今、福島だけじゃなくて、幅広い方々が反対の声を上げていると。宮城や茨城、そして全国や世界からも反対の声が上がっているということもあるので、この問題についてみんなが同じ立場で話し合える場が必要だと思うんですが、大臣、いかがでしょうか。
○委員長(古賀之士君) 時間ですので、お答えは簡潔にお願いします。
○国務大臣(渡辺博道君) まず、廃炉は復興の大前提でございます。この問題につきましては、地元の方々と十分な意見交換を行いながら進めていく大変重要な課題であるというふうに思っております。ALPS処理水の処分のように、処分に、その進め方については、今様々な御意見があるものと承知しておりますが、十分な意見交換が必要というのは御指摘のとおりでございます。

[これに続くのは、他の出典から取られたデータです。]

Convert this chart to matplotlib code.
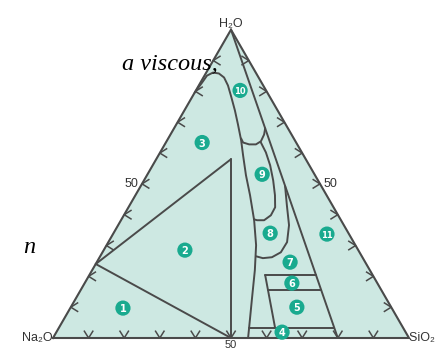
import numpy as np
from matplotlib import pyplot as plt

# Compositions in wt% as (SiO2, H2O); Na2O is the remainder.
tick_values = [10, 20, 30, 40, 50, 60, 70, 80, 90]

line_1_2 = [(0, 24), (50, 0)]
line_2_3 = [(0, 24), (21, 58)]
line_2_right = [(21, 58), (50, 0)]
ratio_line = [(0, 100), (80, 0)]

curve_3 = [
    (0, 79.6), (0.5, 83.2), (0.7, 85.1), (1.9, 86.1), (3.7, 85.8),
    (5.8, 84.5), (8.2, 81.9), (10.9, 78.3), (14.2, 73.8), (17.3, 69.3),
    (20.8, 64.1), (23.8, 59.2), (27.8, 52.8), (32.2, 46.3), (37.4, 38.2),
    (42.0, 30.1), (45.7, 22.0), (49.7, 12.3), (52.4, 5.8), (54.8, 0),
]
curve_10 = [
    (20.5, 64.7), (21.7, 63.4), (23.7, 62.8), (25.6, 62.8),
    (26.5, 63.8), (26.3, 66.0), (25.6, 68.0),
]
curve_9 = [
    (26.7, 63.4), (29.7, 60.2), (33.0, 56.0), (36.3, 51.1), (39.2, 46.3),
    (41.2, 42.4), (41.3, 39.8), (40.2, 38.2), (38.2, 38.2), (37.2, 38.5),
]
curve_8 = [
    (40.6, 49.2), (44.2, 43.0), (48.0, 36.6), (50.2, 31.1),
    (50.1, 27.8), (48.4, 26.2), (46.0, 25.9), (43.8, 26.5),
]
line_6_top = [(49.4, 20.4), (63.7, 20.4)]
line_5_top = [(52.6, 15.5), (67.6, 15.5)]
line_4_top = [(53.5, 3.2), (77.4, 3.2)]
line_5_left = [(49.4, 20.4), (60.8, 3.2)]

region_ids = ["1", "2", "3", "4", "5", "6", "7", "8", "9", "10", "11"]
region_sio2 = [14.8, 22.8, 10.2, 63.4, 63.5, 58.2, 54.3, 44.0, 32.2, 12.4, 60.1]
region_h2o = [9.7, 28.5, 63.4, 1.9, 10.0, 17.8, 24.6, 34.0, 53.1, 80.3, 33.7]

FILL = "#cde8e2"
LINE = "#4a4a4a"
BADGE = "#19aa8f"
PX = 1 / 356  # one pixel in data units


def to_xy(sio2, h2o):
    sio2 = np.asarray(sio2, dtype=float) / 100
    h2o = np.asarray(h2o, dtype=float) / 100
    return sio2 + 0.5 * h2o, np.sqrt(3) / 2 * h2o


def draw(ax, points, **kw):
    pts = np.asarray(points, dtype=float)
    x, y = to_xy(pts[:, 0], pts[:, 1])
    ax.plot(x, y, color=LINE, lw=1.4, solid_capstyle="round",
            solid_joinstyle="round", zorder=2, **kw)


def chevron(ax, x, y, direction, length=8 * PX, half_angle=32):
    d = np.radians(direction)
    a = np.radians(half_angle)
    xs = [x + length * np.cos(d + a), x, x + length * np.cos(d - a)]
    ys = [y + length * np.sin(d + a), y, y + length * np.sin(d - a)]
    ax.plot(xs, ys, color=LINE, lw=1.1, zorder=2)


fig = plt.figure(figsize=(4.48, 3.49), dpi=100)
ax = fig.add_axes([0, 0, 1, 1])
ax.set_xlim(-53 * PX, 395 * PX)
ax.set_ylim(-11 * PX, 338 * PX)
ax.axis("off")

# triangle
cx, cy = to_xy([0, 100, 0, 0], [0, 0, 100, 0])
ax.fill(cx, cy, color=FILL, zorder=0)
ax.plot(cx, cy, color=LINE, lw=1.5, zorder=2, solid_joinstyle="miter")

# ticks along the three edges
for t in tick_values:
    bx, by = to_xy(t, 0)
    chevron(ax, bx, by, 90)
    lx, ly = to_xy(0, t)
    chevron(ax, lx, ly, 0)
    rx, ry = to_xy(100 - t, t)
    chevron(ax, rx, ry, 180)

for pts in [line_1_2, line_2_3, line_2_right, ratio_line, curve_3,
            curve_10, curve_9, curve_8, line_6_top, line_5_top,
            line_4_top, line_5_left]:
    draw(ax, pts)

# numbered regions
rx, ry = to_xy(region_sio2, region_h2o)
ax.scatter(rx, ry, s=120, color=BADGE, edgecolors="none", zorder=3)
for label, x, y in zip(region_ids, rx, ry):
    ax.text(x, y, label, color="white", fontsize=7 if len(label) == 1 else 6,
            fontweight="bold", ha="center", va="center_baseline", zorder=4)

label_font = dict(fontsize=9, color="#333333",
                  family=["Liberation Sans", "DejaVu Sans"])
ax.text(*to_xy(0, 0), "Na₂O", ha="right", va="center", **label_font)
ax.text(*to_xy(0, 100), "H₂O", ha="center", va="bottom", **label_font)
ax.text(*to_xy(100, 0), "SiO₂ ", ha="left", va="center", **label_font)

x50, y50 = to_xy(0, 50)
ax.text(x50 - 4 * PX, y50, "50", ha="right", va="center", **label_font)
x50, y50 = to_xy(50, 50)
ax.text(x50 + 4 * PX, y50, "50", ha="left", va="center", **label_font)
x50, y50 = to_xy(50, 0)
ax.text(x50, y50 - 10 * PX, "50", ha="center", va="baseline",
        **{**label_font, "fontsize": 8})

# surrounding page text
serif = dict(family=["Liberation Serif", "DejaVu Serif"], style="italic",
             fontsize=17.5, color="black")
fig.text(122 / 448, 1 - 70 / 349, "a viscous,", ha="left", va="baseline", **serif)
fig.text(35 / 448, 1 - 253 / 349, "n", ha="right", va="baseline", **serif)

fig.savefig("out.png", dpi=100)
plt.close("all")
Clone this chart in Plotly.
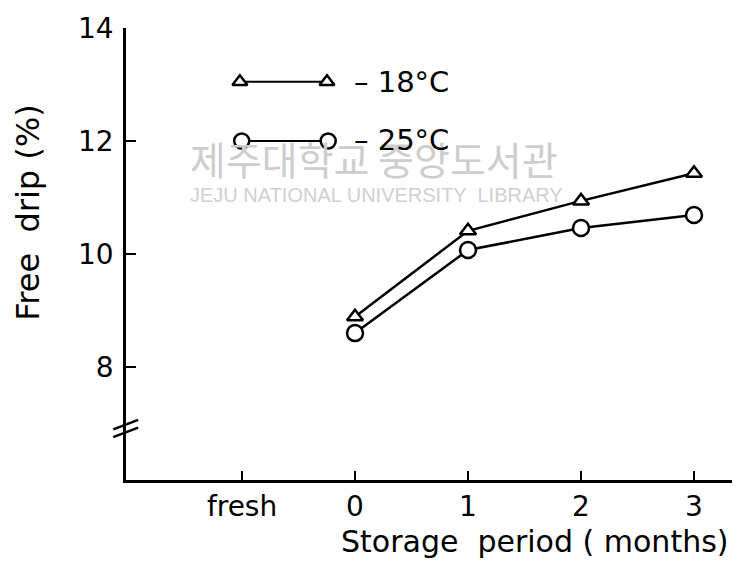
import plotly.graph_objects as go

# ---- data ----
categories = ["fresh", "0", "1", "2", "3"]
months = ["0", "1", "2", "3"]
drip_minus18 = [8.89, 10.41, 10.94, 11.43]
drip_minus25 = [8.60, 10.07, 10.46, 10.69]
y_ticks = [8, 10, 12, 14]
series_names = ["– 18°C", "– 25°C"]

FONT = "DejaVu Sans"
# page body adds an 8px offset, so the figure is sized/placed to compensate
W, H = 732, 564
L, R, T, B = 118, 5, 20, 92

fig = go.Figure()

fig.add_trace(go.Scatter(
    x=months, y=drip_minus18, mode="lines+markers", name=series_names[0],
    line=dict(color="black", width=2.5),
    marker=dict(symbol="triangle-up", size=14, color="white",
                line=dict(color="black", width=2.5)),
    showlegend=False, cliponaxis=False))
fig.add_trace(go.Scatter(
    x=months, y=drip_minus25, mode="lines+markers", name=series_names[1],
    line=dict(color="black", width=2.5),
    marker=dict(symbol="circle", size=16, color="white",
                line=dict(color="black", width=2.5)),
    showlegend=False, cliponaxis=False))

# ---- hand-drawn style legend on an overlay axis (layout only) ----
fig.add_trace(go.Scatter(
    x=[0.187, 0.330], y=[0.881, 0.881], xaxis="x2", yaxis="y2",
    mode="lines+markers", line=dict(color="black", width=2),
    marker=dict(symbol="triangle-up", size=13, color="white",
                line=dict(color="black", width=2.5)),
    showlegend=False, hoverinfo="skip", cliponaxis=False))
fig.add_trace(go.Scatter(
    x=[0.190, 0.332], y=[0.75, 0.75], xaxis="x2", yaxis="y2",
    mode="lines+markers", line=dict(color="black", width=2),
    marker=dict(symbol="circle", size=15, color="white",
                line=dict(color="black", width=2.5)),
    showlegend=False, hoverinfo="skip", cliponaxis=False))

annotations = [
    # watermark
    dict(text="제주대학교 중앙도서관", x=0.102, y=0.712, xref="paper", yref="paper",
         xanchor="left", yanchor="middle", showarrow=False,
         font=dict(family="Noto Sans CJK KR", size=39, color="#cdcdcd")),
    dict(text="JEJU NATIONAL UNIVERSITY  LIBRARY", x=0.102, y=0.631, xref="paper", yref="paper",
         xanchor="left", yanchor="middle", showarrow=False,
         font=dict(family="Liberation Sans", size=20, color="#d0d0d0")),
    # legend texts
    dict(text=series_names[0], x=0.371, y=0.881, xref="paper", yref="paper",
         xanchor="left", yanchor="middle", showarrow=False,
         font=dict(family=FONT, size=29, color="black")),
    dict(text=series_names[1], x=0.371, y=0.752, xref="paper", yref="paper",
         xanchor="left", yanchor="middle", showarrow=False,
         font=dict(family=FONT, size=29, color="black")),
    # axis titles
    dict(text="Free  drip (%)", x=-0.161, y=0.591, xref="paper", yref="paper",
         textangle=-90, xanchor="center", yanchor="middle", showarrow=False,
         font=dict(family=FONT, size=32, color="black")),
    dict(text="Storage  period ( months)", x=0.672, y=-0.137, xref="paper", yref="paper",
         xanchor="center", yanchor="middle", showarrow=False,
         font=dict(family=FONT, size=30, color="black")),
]

shapes = [
    dict(type="line", xref="paper", yref="paper", x0=-0.021, y0=0.095, x1=0.02, y1=0.116,
         line=dict(color="black", width=2.5)),
    dict(type="line", xref="paper", yref="paper", x0=-0.021, y0=0.112, x1=0.02, y1=0.133,
         line=dict(color="black", width=2.5)),
]

fig.update_layout(
    width=W, height=H,
    margin=dict(l=L, r=R, t=T, b=B, autoexpand=False),
    paper_bgcolor="white", plot_bgcolor="white",
    font=dict(family=FONT, color="black"),
    annotations=annotations, shapes=shapes,
    xaxis=dict(type="category", categoryorder="array", categoryarray=categories,
               range=[-1.027, 4.363], showgrid=False, zeroline=False, automargin=False,
               showline=True, linecolor="black", linewidth=2.5,
               ticks="inside", ticklen=9, tickwidth=2, tickcolor="black",
               tickfont=dict(family=FONT, size=28, color="black"),
               ticklabelstandoff=0, fixedrange=True),
    yaxis=dict(range=[6, 14], tickvals=y_ticks, ticktext=[str(v) for v in y_ticks],
               showgrid=False, zeroline=False, automargin=False,
               showline=True, linecolor="black", linewidth=2.5,
               ticks="inside", ticklen=10, tickwidth=2, tickcolor="black",
               tickfont=dict(family=FONT, size=28, color="black"),
               ticklabelstandoff=4, fixedrange=True),
    xaxis2=dict(overlaying="x", range=[0, 1], visible=False, fixedrange=True),
    yaxis2=dict(overlaying="y", range=[0, 1], visible=False, fixedrange=True),
)

fig.write_html("out.html")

復興庁としましては、帰還困難区域の復興を進めるに当たって、自治体や地元住民の方々と膝を、膝詰めで議論するなど、意見交換の在り方についてできる限りの工夫をして取り組んでいるところでございます。廃炉に関しては、地元自治体の各種団体の代表者等が参加する廃炉・汚染水・処理水対策福島評議会等を始め、経済産業省を中心に意思疎通を行ってきたと承知をしているところでございます。
引き続き、様々な意見交換の場として、地元の高校の出前授業や、視察、座談会、地元イベントのブース出店等、双方向のコミュニケーションを重視していきたい、今後もしていきたいというふうに思っておりますし、引き続き政府一丸となって、地元の方々と十分に意思疎通を図り、丁寧な説明と意見交換を重ねてまいりたいと思います。
○委員長(古賀之士君) 申合せの時間が参りましたので、質疑をおまとめください。
○岩渕友君 海洋放出を強行することがあってはならないということを述べて、質問を終わります。
○岩渕友君 私は、日本共産党を代表し、福島復興再生特別措置法の一部を改正する法律案について、反対の討論を行います。
東日本大震災、東京電力福島第一原発事故から12年余りがたち、今春をもって全ての特定復興再生拠点区域の避難指示が解除されました。本法案により、住民が求めてきた拠点区域外の除染に着手することは一定の前進です。
その上で、反対する第一の理由は、本法案は生活のための環境整備としては極めて不十分であり、かつ、住民間に新たな分断が生じかねないからです。
本法案では、帰還の意向を示した住民の自宅周辺にある宅地、道路、集会所、墓地等を含む範囲に限り、除染等やインフラ整備等の環境整備を行うとしています。これまで政府が環境整備を進めてきた拠点区域は、帰還困難区域の僅か8%にすぎません。
本法案により、拠点区域外への帰還が可能となりますが、自宅に戻れればよいのではありません。限定的な範囲の除染では日常生活は成り立ちません。自治体が求めてきた面的除染が行われず、将来が見通せないまま住民に帰還の決断を迫ることになれば、住民間に新たな分断が生じかねません。国がやるべきことは、帰還希望の有無を問わず、避難地域全域の除染、環境整備を行い、いつでも安心して戻ることができるようにすることです。
第二の理由は、特定帰還居住区域の環境整備に係る費用を国が負担することで、原発事故の原因者である東京電力の責任を免じるものだからです。
放射性物質汚染対処特措法では、国が財政上の措置等を講じ、関係原子力事業者に求償すると規定しており、除染等の費用は東京電力に負担する義務があります。ところが、国は、拠点区域を定めた前回の法案改定時、新しい町づくりのため、国費で除染するとしました。本法案で新設する帰還居住区域でもその仕組みは変わっていません。
本来、原発事故の原因者である東京電力が費用を負担すべきであり、国は東京電力に対して求償するべきです。求償しないことは、これまで以上に東京電力の責任を免罪することであり、断じて認められません。
原発事故による被害は今なお続いています。政府が掲げている原発事故の反省と教訓というのであれば、原発ゼロを決断するべきだと述べて、反対討論とします。